I attended a conference recently that challenged and inspired me. Its effect brings to mind a quote by T.S. Elliott which for some reason (I am not a literature buff) I stored in my memory years ago: “We must not cease from exploration. And the end of all our exploring will be to arrive where we began and to know the place for the first time.” Let me explain.

After I was baptized the summer before my senior year in college
I spent my first year as a Christ-follower participating in a dormitory Bible study and interacting with Campus Crusade for Christ, which was based out of Memphis State but had a small presence on my campus at Rhodes College. I worshiped at the Highland St. congregation but, college life being what it is, found myself more rooted in the campus ministry relationships. We placed a great deal of emphasis on the Great Commission and being “fishers of men” (Matthew 4:19). When my commission (ironic nomenclature, eh?) with the Marine Corps did not work out I was approached by Campus Crusade to go “on staff,” but turned it down to pursue a conventional job (my degree was in business).

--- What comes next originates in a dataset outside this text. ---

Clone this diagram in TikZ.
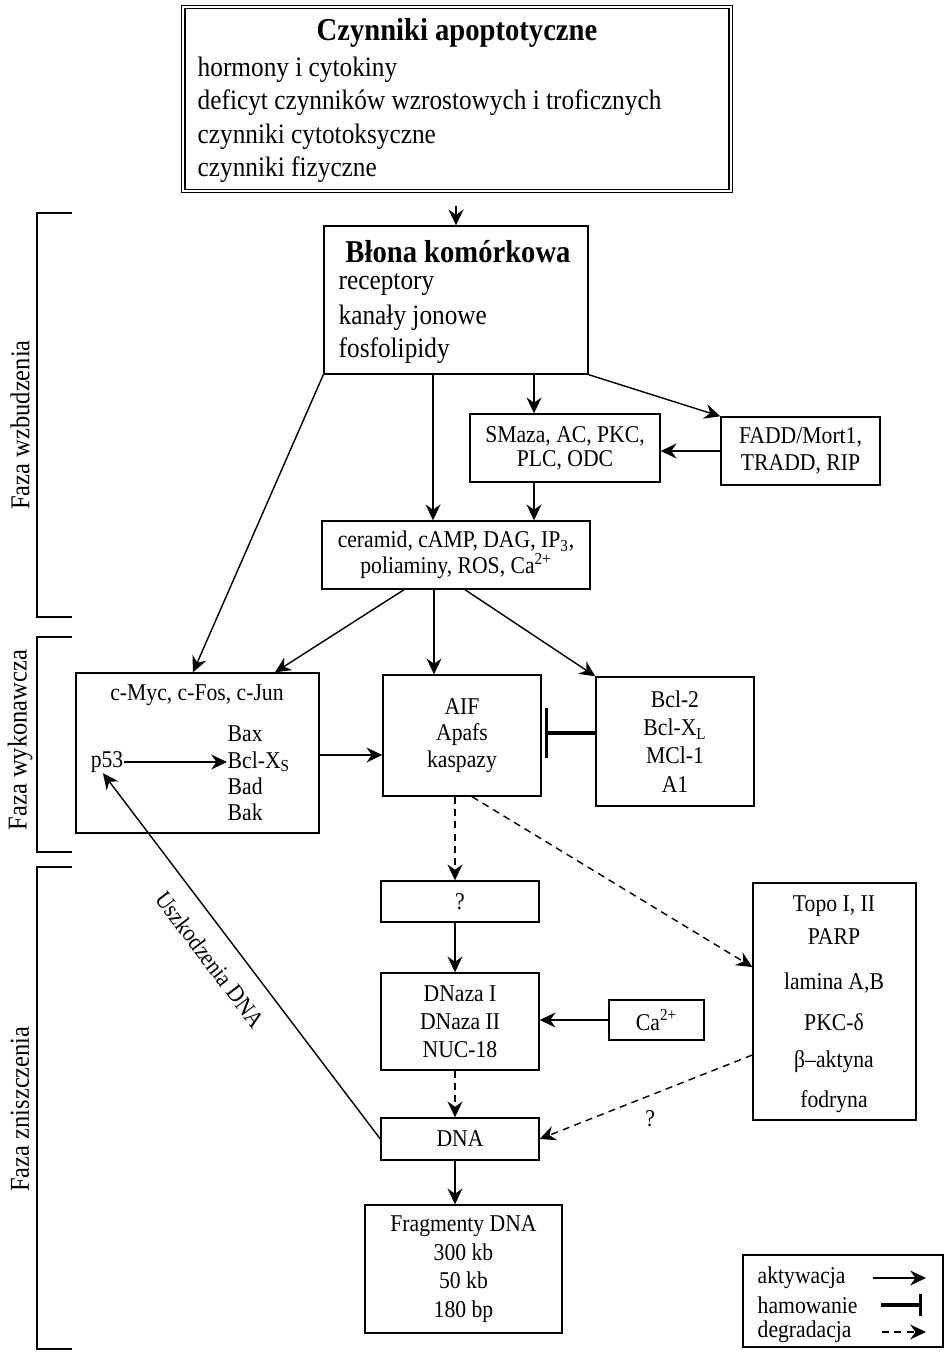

On one of my weeks off I attended a 5-day Personal Evangelism workshop in Dalton, GA led by a preacher named Jerrie Barber. This planted the seeds which led me to go back to school two years later and eventually into full-time preaching.

My point is that my early Christian years directed me towards the Great Commission and an evangelistic commitment in my faith life. How curious that five years of school and thirteen years of “church work” actually softened that commitment. How sad that “church life” often (indeed, usually) leads us into maintenance and away from mission.

At this conference church leaders were challenged to focus on the “kerygma,” which is the New Testament term for the “core” of the gospel, namely the life, death and resurrection of Jesus and its atoning benefit for those who will place their faith and trust in him. A helpful and more familiar shorthand for “kerygma” could be “the Cross,” as in Paul’s assertion that “the message about the Cross is foolishness to those who are perishing, but to us who are being saved it is the power of God” (I Cor. 1:18). While certainly there is a place and a need for other teaching on more specific issues pertaining to Christian life, the kerygma must remain the item of “first importance.” As noted Christian apologist C.S. Lewis put it, “Put first things first and we get second things thrown in; put second things first and we lose both first and second things.”

One speaker at the conference delineated three types of “issues” churches spend their time on: 1) the essentials (kerygma), 2) convictions (doctrine emanating from the essentials), and 3) preferences (matters of style and taste). Now which do you think occupies most of our time and, alas, disagreement in the local church? Paul talks about being sure not to “empty the Cross of its power” (I Cor. 1:17). The modern church, and its preachers, would do well to take heed.